Most digital color printers today (including your little desktop inkjet) print in CMYK, also known as four color process. However, all computer monitors display color as RGB (Red-Green-Blue). Now if you create your file for the RGB color space, the color is going to look different when printed on a CMYK printer, so it is always a good idea to create your artwork as CMYK. You should request a press proof if color is very important to you.

4. Improper File Resolution

Many times people send a file of a picture or graphic that was on their web site and expect their printer to create a nice looking label from it. Unfortunately, in most cases the file on the web site is very low resolution, often as low as 72 dpi. If a file is printed at that resolution it is going to look terrible, a resolution of 300 dpi is recommended for best results.

5. Tight Borders

If you want a thin border on your labels that prints right near the edge, or bleeds off the edge you are just asking for trouble. While label printing technology has advanced a great deal, there is still some very slight movement when printing and die-cutting your labels. While this movement is only a very small fraction of an inch, if your border is near the edge of the label it will be noticeable. Our advice, if you really want a border, is to make it a thick one (more than 4 point). That way the slight movement will be much less noticeable.

6. Spelling and Typing Mistakes

This one should really go without saying, but because it is so common it has been included here. While your printer will sometimes catch mistakes, it is up to you to check your label artwork carefully. You can never proofread enough – even when you are sure it is correct, check it one more time. Sometimes we print beautiful labels only to discover a spelling mistake after the fact. You can save yourself disappointment and expense by spending extra time making sure all your text is correct.

7. Missing Graphics/Links

If you are using a newer version of Photoshop or Illustrator (CS or CS2) this is less of a problem, but for people using older versions it is still a major issue. All your graphic elements should be embedded into your document before sending them for production, otherwise when your file is opened there may be missing graphics or links.

8. Unsupported Software Format

There are dozens of different software programs you can use to design your labels. A trip to your local CompUSA will give you plenty of inexpensive choices, but these packages typically use proprietary formats that are designed to be used only on your desktop printer. Most of them cannot be used on a professional label printing press. Most printers have artwork specs on their web site, but you will always be better off if you use the graphic industry standard programs: Adobe Photoshop or Illustrator. These packages create high quality art that will produce the best quality custom label. If you don’t have this software, then make sure you can export into a standard graphics format such as EPS, TIF or a hi-res JPEG.

9. Color Expectations

Many people create their label artwork and then print it out on their inkjet or laser printer, thinking this is how their labels will look. But anyone who owns more than one different printer knows that color can look vastly different between printers. If color is important to you we recommend you request a press proof – this way you will see exactly what your labels will look like when printed on our press.
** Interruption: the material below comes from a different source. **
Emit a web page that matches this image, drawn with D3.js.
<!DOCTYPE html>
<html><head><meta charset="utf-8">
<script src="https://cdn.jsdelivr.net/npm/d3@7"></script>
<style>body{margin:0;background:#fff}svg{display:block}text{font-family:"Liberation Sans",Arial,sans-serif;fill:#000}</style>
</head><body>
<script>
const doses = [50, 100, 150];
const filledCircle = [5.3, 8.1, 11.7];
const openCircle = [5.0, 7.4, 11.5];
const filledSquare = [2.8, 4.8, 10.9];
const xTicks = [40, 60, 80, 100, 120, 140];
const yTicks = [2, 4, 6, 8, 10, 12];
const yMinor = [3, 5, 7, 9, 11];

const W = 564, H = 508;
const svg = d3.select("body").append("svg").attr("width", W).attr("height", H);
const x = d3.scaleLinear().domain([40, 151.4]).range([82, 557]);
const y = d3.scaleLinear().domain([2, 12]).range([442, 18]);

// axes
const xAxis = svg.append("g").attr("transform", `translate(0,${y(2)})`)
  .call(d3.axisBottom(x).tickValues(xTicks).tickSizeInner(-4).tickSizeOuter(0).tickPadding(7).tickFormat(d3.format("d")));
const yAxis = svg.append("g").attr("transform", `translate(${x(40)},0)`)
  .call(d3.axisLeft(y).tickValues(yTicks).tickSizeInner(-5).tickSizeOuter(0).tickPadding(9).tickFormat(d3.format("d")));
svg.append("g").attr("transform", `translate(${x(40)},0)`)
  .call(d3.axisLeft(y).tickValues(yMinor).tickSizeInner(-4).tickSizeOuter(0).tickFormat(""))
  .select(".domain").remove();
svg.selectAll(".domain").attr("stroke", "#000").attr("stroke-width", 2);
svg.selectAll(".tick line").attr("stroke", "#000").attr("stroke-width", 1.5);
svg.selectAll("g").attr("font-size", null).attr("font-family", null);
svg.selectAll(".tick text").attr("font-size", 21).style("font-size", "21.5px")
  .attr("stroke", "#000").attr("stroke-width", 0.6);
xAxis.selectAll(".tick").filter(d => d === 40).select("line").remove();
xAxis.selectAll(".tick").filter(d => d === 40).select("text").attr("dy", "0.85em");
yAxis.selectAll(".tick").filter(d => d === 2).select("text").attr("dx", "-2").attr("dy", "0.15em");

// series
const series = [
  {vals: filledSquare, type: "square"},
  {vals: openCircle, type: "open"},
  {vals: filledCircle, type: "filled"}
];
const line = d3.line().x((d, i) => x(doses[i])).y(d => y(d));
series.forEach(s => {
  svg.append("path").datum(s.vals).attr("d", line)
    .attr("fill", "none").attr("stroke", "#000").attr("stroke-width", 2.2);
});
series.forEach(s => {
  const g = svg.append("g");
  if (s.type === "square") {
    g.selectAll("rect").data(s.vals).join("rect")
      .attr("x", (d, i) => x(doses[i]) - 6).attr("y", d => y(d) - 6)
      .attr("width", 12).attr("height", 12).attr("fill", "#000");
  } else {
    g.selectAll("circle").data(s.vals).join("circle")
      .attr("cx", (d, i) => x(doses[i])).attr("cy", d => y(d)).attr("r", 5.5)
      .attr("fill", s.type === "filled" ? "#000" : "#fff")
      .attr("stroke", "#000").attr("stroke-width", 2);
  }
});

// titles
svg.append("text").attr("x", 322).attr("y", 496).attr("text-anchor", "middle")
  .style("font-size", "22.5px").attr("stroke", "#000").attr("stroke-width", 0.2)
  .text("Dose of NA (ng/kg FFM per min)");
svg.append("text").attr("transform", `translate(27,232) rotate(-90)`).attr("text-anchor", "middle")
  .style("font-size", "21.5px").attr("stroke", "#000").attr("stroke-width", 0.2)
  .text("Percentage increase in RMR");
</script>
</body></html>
Some digital label printers, including our shop, will include a press proof free of charge.

10. Incorrectly Sized Artwork

Sometimes artwork is received where the size of the art does not match the size of the requested label. This may be intentional but if so, make sure you send complete instructions. Is extra white space needed? Is the label supposed to be centered, or should we be cropping the label to make it fit the desired size? If your artwork is a different size than the requested label please include detailed instructions with your order.